After the show, audiences are invited into MOA’s Multiversity Gallery to meet the designers and connect their work with MOA’s global textile collections — a space for conversation, reflection, and deeper connection.
Experience fashion as art, action, and possibility — with sustainability centre stage.
Schedule
Croquis, a solo performance by Ralph Escamillan
Bill Reid Rotunda| 6 pm
Slow Fashion Show
Great Hall | 6:30 pm
Meet the Designers
Multiversity Galleries | 8 pm
Bios
Ralph Escamillan is an award winning queer, Canadian-Filipinx performance artist, teacher and community leader based on the unceded territories of the xwməθkwəy̓əm, Skwxwú7mesh, Səl̓ílwətaʔ/Selilwitulh Nations – on so called Vancouver, BC. Ralph has worked/toured with a wide range of Vancouver companies, and was a guest dancer with Ballet BC (2020) and winner of multiple awards.

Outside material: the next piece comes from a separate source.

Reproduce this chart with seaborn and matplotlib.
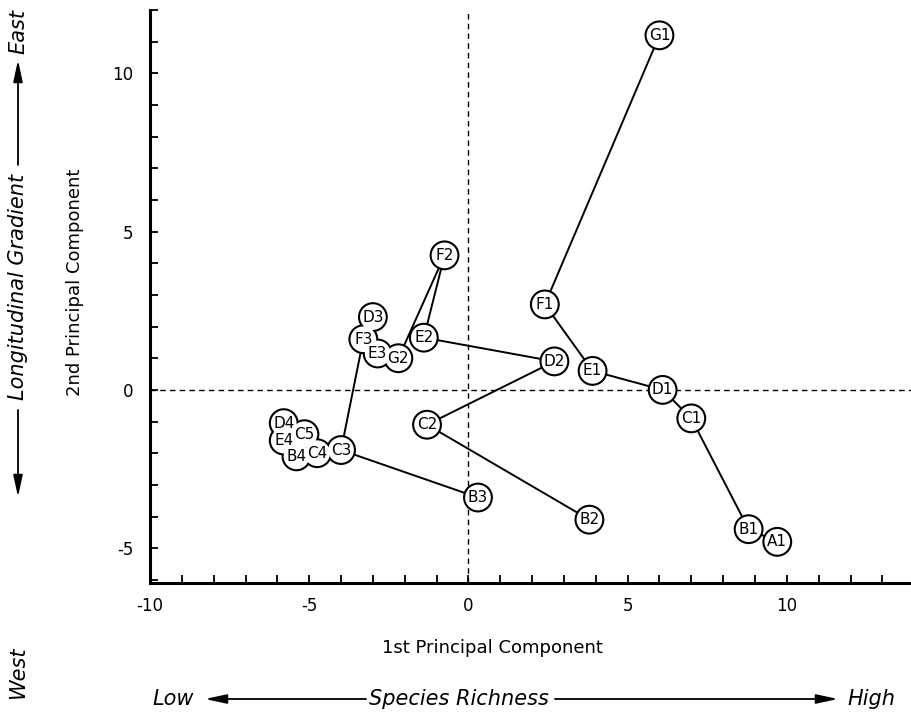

Telka Pesklevits is an undergraduate student in their final year of study in the Anthropology honours program at UBC. As a disabled student, health equity and disability resistance are prominent themes in all of the work they do. Telka is currently undertaking research at UBC’s Museum of Anthropology exploring the topics of museum conservation, public conservation as programming, and access in museum spaces.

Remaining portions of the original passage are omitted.